I've had one in my shop for almost 40 years and I use it at least once every week. It's been the hardest working saw in my little barn shop. But I must say that I usually do not use it for important cuts on detailed projects. I use it mostly for cross cutting, both 90° cuts and angled cuts on lumber for farm projects. I wouldn't give up my old RAS for anything. Well, almost anything ;-)


----------



## firemedic (Dec 26, 2010)

Like this? It's about 20 yrs old... lol

I wouldn't not have one. Accurate when tuned. Efficient for cutting panels but I'm only getting 16.75" out of my 12" saw as I overbuilt my fence. It's a hoss of a saw at 3 hp and easily cuts 8/4 hardwood but I've cut a good bit thicker stock as well.

~tom "Ignorance is not a lack of intelligence - it's a lack of know-how"


----------



## cabinetman (Jul 5, 2007)

I've had several of the 10" saws over the years, and always kept one for 90 degree crosscuts. I would also have one that I used for angle cuts. My intent for a long time was to convert one to a radial arm router, so I would pick up one for the transformation. I would get busy and kept putting it off, and sell it.

Then I would get motivated again and get another one, and the story goes on.
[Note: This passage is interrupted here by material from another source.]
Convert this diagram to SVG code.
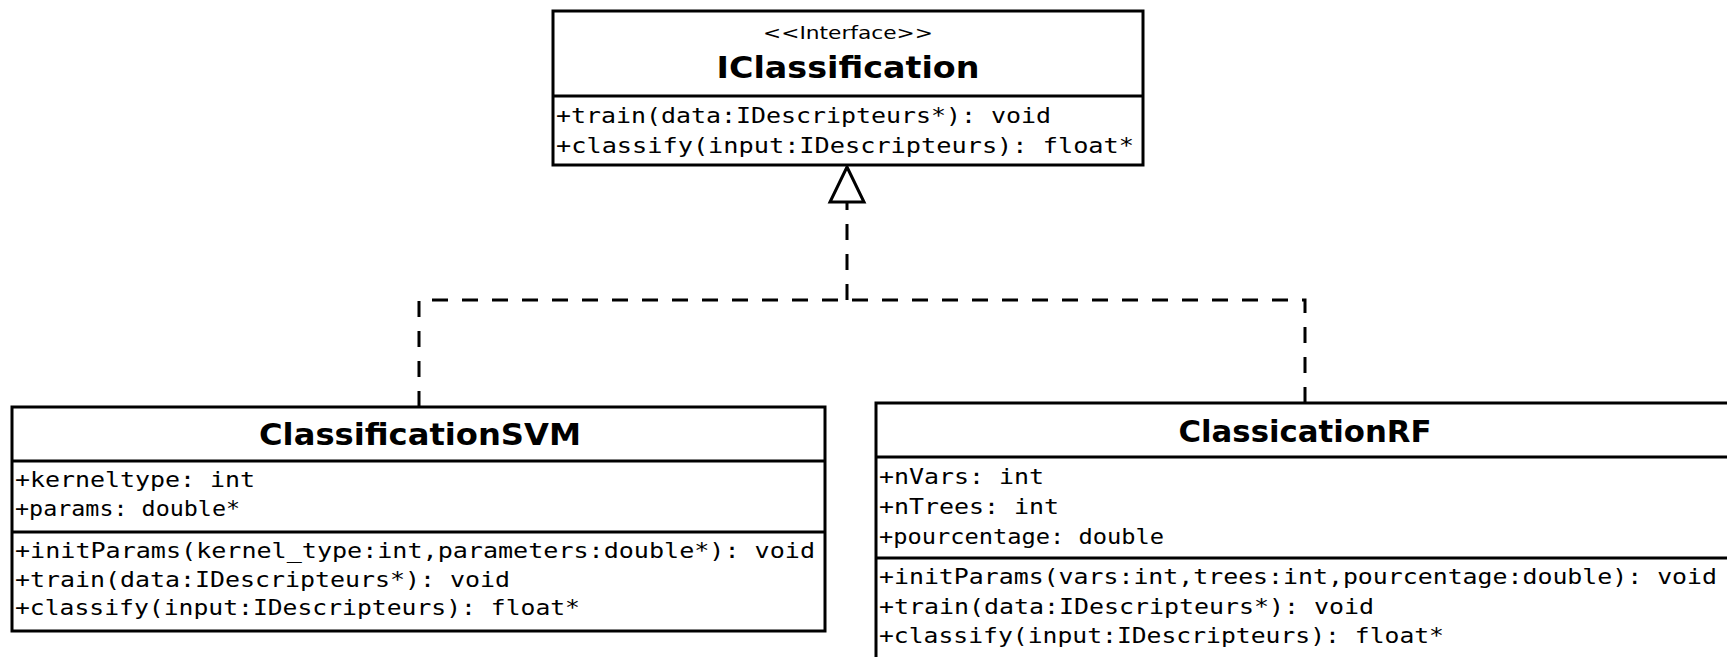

Used prices went from $50 (average use) to $125 (like new). Along with the 10" saws I ran across a 14" Atlas 5HP for the large stock.

I still use a "radial arm compound miter saw", which are harder to find these days.
.


















 





.


----------



## dodgeboy77 (Mar 18, 2009)

If you're looking for a RAS for long crosscuts, the earlier (pre-70's?) Craftsman are supposed to be good but the older Dewalts and Delta/Rockwells have a long reach if you look for the right model. Some of the long arm DeWalts can cut over a 24" crosscut and like the turret arm Rockwell/Deltas, are built like tanks and can be very accurate. Of course, you probably aren't going to find one for the price of a Craftsman unless you get lucky.
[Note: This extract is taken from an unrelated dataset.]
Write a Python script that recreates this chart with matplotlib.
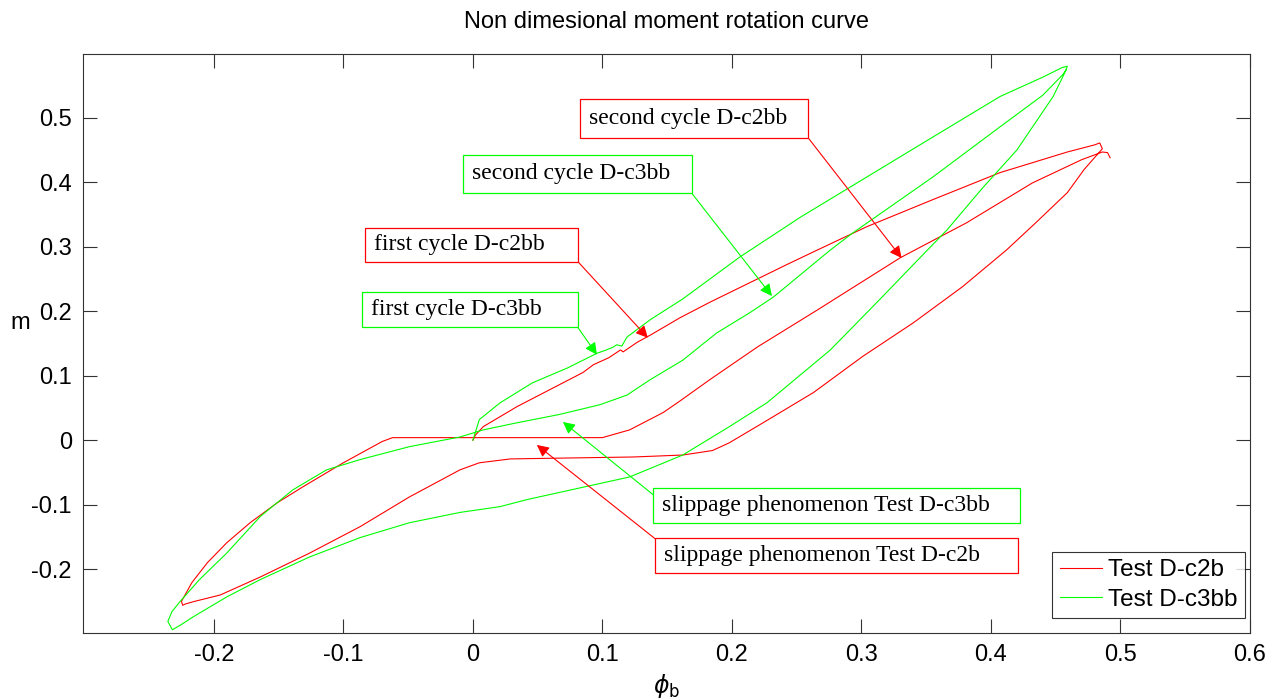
import numpy as np
import matplotlib
matplotlib.use("Agg")
import matplotlib.pyplot as plt
from matplotlib.patches import Rectangle

# ------------------------------------------------------------------
# Data (phi_b, m) - one continuous trace per test
# ------------------------------------------------------------------
# Test D-c2b: first loading, unloading to min, reloading (second cycle)
c2b_phi = [0.0, 0.002, 0.008, 0.034, 0.059, 0.085, 0.093, 0.105, 0.111, 0.114, 0.116,
           0.127, 0.137, 0.160, 0.183, 0.242, 0.266, 0.304, 0.355, 0.407, 0.459, 0.480, 0.484,
           0.486, 0.472, 0.459, 0.435, 0.412, 0.378, 0.340, 0.301, 0.263, 0.224, 0.198,
           0.185, 0.162, 0.124, 0.029, 0.005, -0.010, -0.049, -0.087, -0.126, -0.164,
           -0.195, -0.215, -0.222, -0.224, -0.225, -0.217, -0.205, -0.190, -0.172, -0.151,
           -0.131, -0.100, -0.070, -0.062, 0.000, 0.050, 0.100, 0.121, 0.147, 0.160, 0.183,
           0.220, 0.266, 0.330, 0.381, 0.432, 0.470, 0.486, 0.490, 0.492]
c2b_m = [0.000, 0.008, 0.021, 0.052, 0.078, 0.105, 0.117, 0.128, 0.136, 0.140, 0.137,
         0.152, 0.163, 0.190, 0.214, 0.272, 0.295, 0.331, 0.373, 0.415, 0.447, 0.458, 0.461,
         0.452, 0.420, 0.384, 0.338, 0.295, 0.238, 0.182, 0.130, 0.074, 0.027, -0.004,
         -0.016, -0.023, -0.026, -0.029, -0.035, -0.046, -0.088, -0.134, -0.175, -0.212,
         -0.240, -0.250, -0.254, -0.256, -0.250, -0.221, -0.190, -0.159, -0.128, -0.097,
         -0.072, -0.035, -0.002, 0.004, 0.004, 0.004, 0.004, 0.016, 0.043, 0.061, 0.094,
         0.145, 0.202, 0.283, 0.337, 0.399, 0.435, 0.447, 0.446, 0.438]

# Test D-c3bb
c3bb_phi = [0.0, 0.005, 0.021, 0.046, 0.073, 0.090, 0.096, 0.103, 0.108, 0.111, 0.115,
            0.117, 0.119, 0.137, 0.162, 0.206, 0.253, 0.304, 0.355, 0.407, 0.440, 0.455,
            0.459, 0.457, 0.448, 0.420, 0.393, 0.366, 0.351, 0.314, 0.276, 0.227, 0.198,
            0.162, 0.121, 0.042, 0.021, -0.010, -0.049, -0.087, -0.126, -0.164, -0.190,
            -0.216, -0.226, -0.232, -0.2355, -0.2324, -0.226, -0.211, -0.190, -0.164,
            -0.139, -0.113, -0.087, -0.049, -0.010, 0.008, 0.034, 0.067, 0.098, 0.119, 0.137,
            0.162, 0.188, 0.214, 0.232, 0.276, 0.293, 0.355, 0.407, 0.440, 0.455, 0.458]
c3bb_m = [0.000, 0.032, 0.058, 0.089, 0.112, 0.129, 0.135, 0.140, 0.144, 0.148, 0.146,
          0.153, 0.160, 0.187, 0.219, 0.284, 0.346, 0.408, 0.470, 0.533, 0.563, 0.578,
          0.580, 0.570, 0.533, 0.450, 0.390, 0.326, 0.295, 0.218, 0.140, 0.058, 0.021,
          -0.023, -0.057, -0.092, -0.103, -0.112, -0.128, -0.151, -0.181, -0.216, -0.243,
          -0.274, -0.287, -0.294, -0.281, -0.266, -0.250, -0.216, -0.175, -0.118,
          -0.077, -0.046, -0.030, -0.010, 0.005, 0.016, 0.027, 0.040, 0.055, 0.070, 0.094,
          0.124, 0.166, 0.198, 0.222, 0.295, 0.321, 0.408, 0.486, 0.535, 0.566, 0.574]

x_ticks = [-0.2, -0.1, 0.0, 0.1, 0.2, 0.3, 0.4, 0.5, 0.6]
x_tick_labels = ["-0.2", "-0.1", "0", "0.1", "0.2", "0.3", "0.4", "0.5", "0.6"]
y_ticks = [-0.2, -0.1, 0.0, 0.1, 0.2, 0.3, 0.4, 0.5]
y_tick_labels = ["-0.2", "-0.1", "0", "0.1", "0.2", "0.3", "0.4", "0.5"]

# annotations: text, colour, box (x0, x1, y0, y1), arrow start, arrow tip  (all in data units)
notes = [
    ("second cycle D-c2bb", "#ff0000", (0.0826, 0.2587, 0.4694, 0.5284), (0.2587, 0.4694), (0.331, 0.2826)),
    ("second cycle D-c3bb", "#00ff00", (-0.0077, 0.1691, 0.3828, 0.4430), (0.1691, 0.3828), (0.2309, 0.2236)),
    ("first cycle D-c2bb", "#ff0000", (-0.0834, 0.0811, 0.2769, 0.3297), (0.0811, 0.2769), (0.1351, 0.1588)),
    ("first cycle D-c3bb", "#00ff00", (-0.0857, 0.0811, 0.1748, 0.2303), (0.0811, 0.1748), (0.0958, 0.1325)),
    ("slippage phenomenon Test D-c3bb", "#00ff00", (0.1390, 0.4224, -0.1279, -0.0736), (0.1390, -0.0842), (0.0695, 0.0284)),
    ("slippage phenomenon Test D-c2b", "#ff0000", (0.1405, 0.4208, -0.2054, -0.1511), (0.1421, -0.1550), (0.0494, -0.0073)),
]

# ------------------------------------------------------------------
# Figure
# ------------------------------------------------------------------
plt.rcParams['font.family'] = ['Liberation Sans', 'DejaVu Sans']
fig = plt.figure(figsize=(12.81, 7.0), dpi=100)
ax = fig.add_axes([0.0648, 0.0957, 0.9110, 0.8272])

ax.plot(c2b_phi, c2b_m, color="#ff0000", lw=0.8, label="Test D-c2b")
ax.plot(c3bb_phi, c3bb_m, color="#00ff00", lw=0.8, label="Test D-c3bb")

ax.set_xlim(-0.301, 0.6)
ax.set_ylim(-0.299, 0.599)
ax.set_xticks(x_ticks)
ax.set_xticklabels(x_tick_labels)
ax.set_yticks(y_ticks)
ax.set_yticklabels(y_tick_labels)
ax.tick_params(direction="in", length=10, width=0.8, labelsize=17,
               top=True, right=True, pad=8, color="#333333")
for s in ax.spines.values():
    s.set_linewidth(0.8)
    s.set_color("#333333")

ax.set_title("Non dimesional moment rotation curve", fontsize=17, pad=19)
ax.set_xlabel(r"$\phi_{\rm b}$", fontsize=17, labelpad=4)
ax.set_ylabel("m", fontsize=17, rotation=0, ha="center", va="center")
ax.yaxis.set_label_coords(-0.054, 0.535)

# text boxes with arrows
for txt, col, (x0, x1, y0, y1), start, tip in notes:
    ax.add_patch(Rectangle((x0, y0), x1 - x0, y1 - y0, facecolor="white",
                           edgecolor=col, lw=0.9, zorder=4))
    ax.text(x0 + 0.007, (y0 + y1) / 2, txt, ha="left", va="center", fontsize=17,
            family=["Liberation Serif", "DejaVu Serif"], zorder=5)
    ax.annotate("", xy=tip, xytext=start,
                arrowprops=dict(arrowstyle="-|>", color=col, lw=0.8,
                                mutation_scale=18, shrinkA=0, shrinkB=0))

leg = ax.legend(loc="lower right", bbox_to_anchor=(0.9957, 0.026), fontsize=17.5,
                frameon=True, fancybox=False, edgecolor="black", handlelength=1.75,
                handletextpad=0.25, borderpad=0.3, labelspacing=0.3, borderaxespad=0)
leg.get_frame().set_linewidth(0.8)

fig.savefig("out.png", dpi=100)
I have a ~90 Craftsman RAS and it's accuracy is pretty good. I am also in the process of restoring a Rockwell Plus 10 that weighs about twice as much and should crosscut about 18", depending on how the fence is set up.

If you'd like learn more and to look at pictures of old RAS's, go here: http://vintagemachinery.org/home.aspx , pick a manufacturer, then 'photo index', then sort by picking 'Radial Arm Saw".  Lots of eye candy for tool buffs.

Bill


----------



## CJWillie (Oct 31, 2011)

I recently took advantage of the recall of Craftsman RAS. I had one from the '60s and restored it to working condition about 10-12 years ago. Good saw, accurate, but it never got used. I might have used it twice in all that time. I thought when I bought it that I would use it a lot. I spent more time moving it out of the way or using it for storage than using it. Couldn't sell it on CL for $100, so took advantage of the recall. They gave me the $100 and I got to keep the cabinet it was mounted on. Everybody has their own way to do things and I guess I just never found the need for a RAS. Before I had to retire I was a professional cabinetmaker so I spent a lot of time in the shop and always had other ways get the job done.


----------



## joesbucketorust (Dec 13, 2011)

I sold my RAS a few years ago because I never really used it, and because it rattled so much I was scared one day I'd turn it on and the blade would end up embedded in my forehead like a cheap horror movie. But when I saw an earlier thread where someone had attached a grindstone or sander with a special arbor and used it to clean up some metal, I was just a bit intrigued. 
Flash forward to this thread and I see that the RAS is the tool of the week on the Tucson craigslist with a dozen being offered - 3 at less than $100 and most at under $250. 
So please, show me some more things I didn't know I could do with a RAS. If there is more than just crosscuts in wide stock I might hook up the trailer and take a little road trip.


----------



## rrich (Jun 24, 2009)

firemedic said:


> Like this? It's about 20 yrs old... lol


Tom,

Based on the one that I used to have, I would say 30 years at least and probably much closer to 40. I bought mine in '71, new from Sears.


----------



## angelodp (Mar 2, 2012)

*Saw guide*

Have any of the Craftsman RAS owners ( older models ) made a safety guide for the blade? Just scored a 69 RAS and need to make on up. 

Ange


----------